▶ DIRECTIVE
Sift the listing for lines that hold the string "diagram" and pull them out.

▶ INPUT FOR THIS TASK
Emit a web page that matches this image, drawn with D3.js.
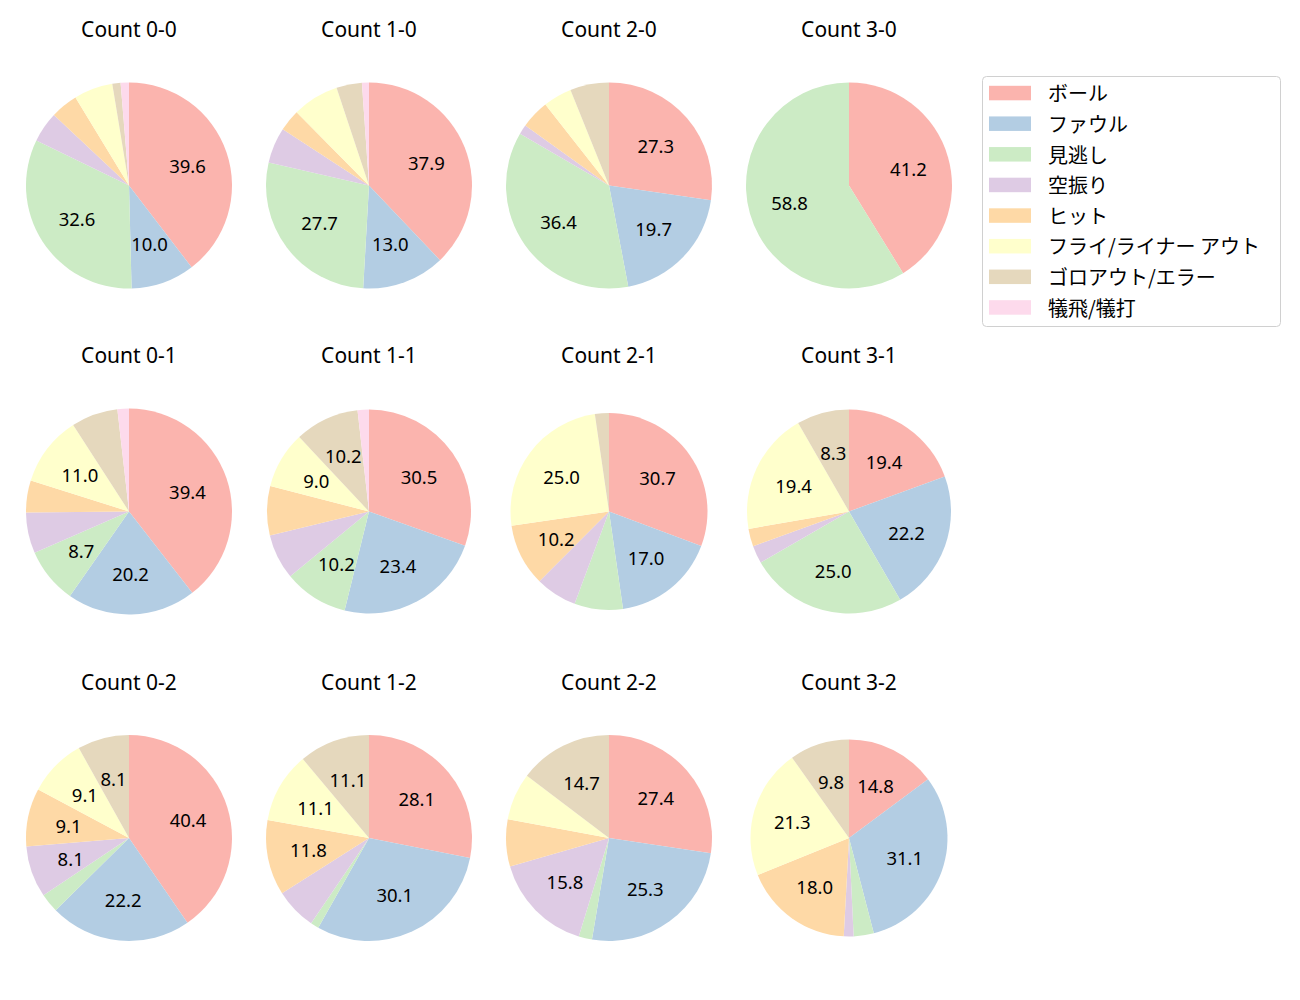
---
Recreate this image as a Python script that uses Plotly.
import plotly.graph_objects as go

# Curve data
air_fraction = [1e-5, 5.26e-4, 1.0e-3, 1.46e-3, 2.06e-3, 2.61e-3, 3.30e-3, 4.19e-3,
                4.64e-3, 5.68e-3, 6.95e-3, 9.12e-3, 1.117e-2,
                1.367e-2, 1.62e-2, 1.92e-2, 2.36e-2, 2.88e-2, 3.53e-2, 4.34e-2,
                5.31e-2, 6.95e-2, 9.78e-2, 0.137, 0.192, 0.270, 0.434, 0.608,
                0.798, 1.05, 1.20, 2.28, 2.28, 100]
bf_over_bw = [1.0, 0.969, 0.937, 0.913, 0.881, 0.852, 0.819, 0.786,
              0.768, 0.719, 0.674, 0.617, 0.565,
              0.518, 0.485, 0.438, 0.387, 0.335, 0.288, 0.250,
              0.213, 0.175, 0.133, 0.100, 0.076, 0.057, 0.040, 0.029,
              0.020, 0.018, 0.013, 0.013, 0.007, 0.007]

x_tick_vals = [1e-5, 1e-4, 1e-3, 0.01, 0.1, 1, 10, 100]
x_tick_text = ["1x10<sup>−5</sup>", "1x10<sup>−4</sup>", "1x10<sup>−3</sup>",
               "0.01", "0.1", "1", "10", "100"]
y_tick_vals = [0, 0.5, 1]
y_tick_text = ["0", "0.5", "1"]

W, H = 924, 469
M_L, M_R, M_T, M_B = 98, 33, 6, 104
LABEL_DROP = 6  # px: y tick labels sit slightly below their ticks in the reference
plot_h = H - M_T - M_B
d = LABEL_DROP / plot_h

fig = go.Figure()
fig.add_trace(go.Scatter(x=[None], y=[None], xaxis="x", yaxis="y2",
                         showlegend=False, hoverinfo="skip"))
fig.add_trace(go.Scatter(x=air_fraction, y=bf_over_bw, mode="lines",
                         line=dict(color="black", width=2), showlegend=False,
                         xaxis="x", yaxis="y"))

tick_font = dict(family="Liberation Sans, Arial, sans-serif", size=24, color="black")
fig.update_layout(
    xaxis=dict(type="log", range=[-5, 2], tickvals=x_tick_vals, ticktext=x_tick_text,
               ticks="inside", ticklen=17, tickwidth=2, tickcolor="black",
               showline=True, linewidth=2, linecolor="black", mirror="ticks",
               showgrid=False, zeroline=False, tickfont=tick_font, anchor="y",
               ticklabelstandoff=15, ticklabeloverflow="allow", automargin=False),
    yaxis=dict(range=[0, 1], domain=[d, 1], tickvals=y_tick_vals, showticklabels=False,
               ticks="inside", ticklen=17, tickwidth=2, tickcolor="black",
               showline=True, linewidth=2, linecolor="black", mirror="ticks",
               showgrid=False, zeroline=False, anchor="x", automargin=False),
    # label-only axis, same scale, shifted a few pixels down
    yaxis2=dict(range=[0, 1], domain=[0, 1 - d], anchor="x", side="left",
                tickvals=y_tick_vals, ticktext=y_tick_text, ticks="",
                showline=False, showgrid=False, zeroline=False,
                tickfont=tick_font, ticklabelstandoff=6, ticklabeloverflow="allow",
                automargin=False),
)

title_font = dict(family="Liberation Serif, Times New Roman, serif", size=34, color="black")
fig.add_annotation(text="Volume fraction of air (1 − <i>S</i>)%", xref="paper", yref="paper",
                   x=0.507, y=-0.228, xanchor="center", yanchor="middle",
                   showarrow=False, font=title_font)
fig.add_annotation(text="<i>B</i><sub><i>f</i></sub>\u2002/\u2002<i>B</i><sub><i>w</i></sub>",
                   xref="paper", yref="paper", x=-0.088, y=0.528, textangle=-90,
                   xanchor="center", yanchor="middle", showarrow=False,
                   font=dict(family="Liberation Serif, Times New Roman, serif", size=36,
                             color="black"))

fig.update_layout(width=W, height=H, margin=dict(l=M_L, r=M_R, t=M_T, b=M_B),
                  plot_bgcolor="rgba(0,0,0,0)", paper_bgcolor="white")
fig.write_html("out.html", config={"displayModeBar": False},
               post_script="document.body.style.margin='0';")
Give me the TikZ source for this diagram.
--
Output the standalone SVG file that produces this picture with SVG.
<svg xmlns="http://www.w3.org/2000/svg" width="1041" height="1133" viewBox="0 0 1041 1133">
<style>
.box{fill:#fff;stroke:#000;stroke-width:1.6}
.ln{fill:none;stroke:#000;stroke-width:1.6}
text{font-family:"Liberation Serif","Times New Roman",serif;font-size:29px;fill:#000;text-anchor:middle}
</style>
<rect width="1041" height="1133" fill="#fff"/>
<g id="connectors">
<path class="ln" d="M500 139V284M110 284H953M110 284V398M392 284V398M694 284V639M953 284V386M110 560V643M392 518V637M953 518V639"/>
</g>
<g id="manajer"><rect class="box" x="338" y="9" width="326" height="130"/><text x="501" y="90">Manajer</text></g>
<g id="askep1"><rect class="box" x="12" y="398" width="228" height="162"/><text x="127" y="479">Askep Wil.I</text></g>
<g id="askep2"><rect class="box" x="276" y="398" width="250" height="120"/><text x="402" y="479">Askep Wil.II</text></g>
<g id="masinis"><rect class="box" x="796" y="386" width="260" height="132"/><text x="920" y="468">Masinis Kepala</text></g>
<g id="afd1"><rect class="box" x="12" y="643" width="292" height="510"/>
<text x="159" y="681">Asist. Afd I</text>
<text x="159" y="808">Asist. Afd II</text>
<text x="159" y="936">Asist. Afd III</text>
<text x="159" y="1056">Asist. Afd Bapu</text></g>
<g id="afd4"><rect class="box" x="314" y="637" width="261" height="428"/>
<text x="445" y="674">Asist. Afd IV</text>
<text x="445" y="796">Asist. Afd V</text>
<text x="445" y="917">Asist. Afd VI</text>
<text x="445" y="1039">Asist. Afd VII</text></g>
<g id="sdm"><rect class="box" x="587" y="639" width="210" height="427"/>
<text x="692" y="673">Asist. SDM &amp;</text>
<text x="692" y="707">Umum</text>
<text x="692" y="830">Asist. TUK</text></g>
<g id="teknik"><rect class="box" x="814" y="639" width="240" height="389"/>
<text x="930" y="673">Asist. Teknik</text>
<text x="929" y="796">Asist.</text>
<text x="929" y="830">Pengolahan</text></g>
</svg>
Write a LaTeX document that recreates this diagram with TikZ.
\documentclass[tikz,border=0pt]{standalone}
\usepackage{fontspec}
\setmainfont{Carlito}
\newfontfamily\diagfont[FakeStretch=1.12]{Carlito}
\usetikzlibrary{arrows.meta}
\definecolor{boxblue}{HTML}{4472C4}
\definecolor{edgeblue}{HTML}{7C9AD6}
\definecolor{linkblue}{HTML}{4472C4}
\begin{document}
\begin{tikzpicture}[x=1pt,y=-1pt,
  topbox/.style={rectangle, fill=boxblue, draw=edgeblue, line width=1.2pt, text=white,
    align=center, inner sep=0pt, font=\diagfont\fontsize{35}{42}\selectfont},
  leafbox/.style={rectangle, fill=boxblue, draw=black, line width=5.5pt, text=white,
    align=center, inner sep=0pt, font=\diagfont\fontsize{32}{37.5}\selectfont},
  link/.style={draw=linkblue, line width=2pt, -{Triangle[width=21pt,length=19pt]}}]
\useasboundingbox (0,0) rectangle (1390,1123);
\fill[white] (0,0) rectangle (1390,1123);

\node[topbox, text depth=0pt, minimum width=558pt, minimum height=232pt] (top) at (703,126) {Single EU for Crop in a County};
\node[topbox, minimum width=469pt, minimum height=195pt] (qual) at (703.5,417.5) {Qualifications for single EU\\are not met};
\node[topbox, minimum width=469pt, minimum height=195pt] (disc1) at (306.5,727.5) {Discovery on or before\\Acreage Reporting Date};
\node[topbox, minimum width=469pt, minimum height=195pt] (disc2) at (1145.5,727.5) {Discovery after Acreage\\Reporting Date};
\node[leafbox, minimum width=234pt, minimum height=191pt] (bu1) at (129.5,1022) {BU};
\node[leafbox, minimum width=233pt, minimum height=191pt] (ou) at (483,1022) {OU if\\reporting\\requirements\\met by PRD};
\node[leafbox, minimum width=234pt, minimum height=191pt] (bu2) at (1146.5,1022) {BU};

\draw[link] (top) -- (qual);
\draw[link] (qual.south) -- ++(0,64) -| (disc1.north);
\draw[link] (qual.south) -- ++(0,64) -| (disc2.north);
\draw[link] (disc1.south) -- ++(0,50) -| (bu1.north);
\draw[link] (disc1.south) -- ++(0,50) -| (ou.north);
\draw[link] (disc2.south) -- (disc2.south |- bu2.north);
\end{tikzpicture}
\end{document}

▶ RESPONSE FOR THIS EXERCISE
Give me the TikZ source for this diagram.
Write a LaTeX document that recreates this diagram with TikZ.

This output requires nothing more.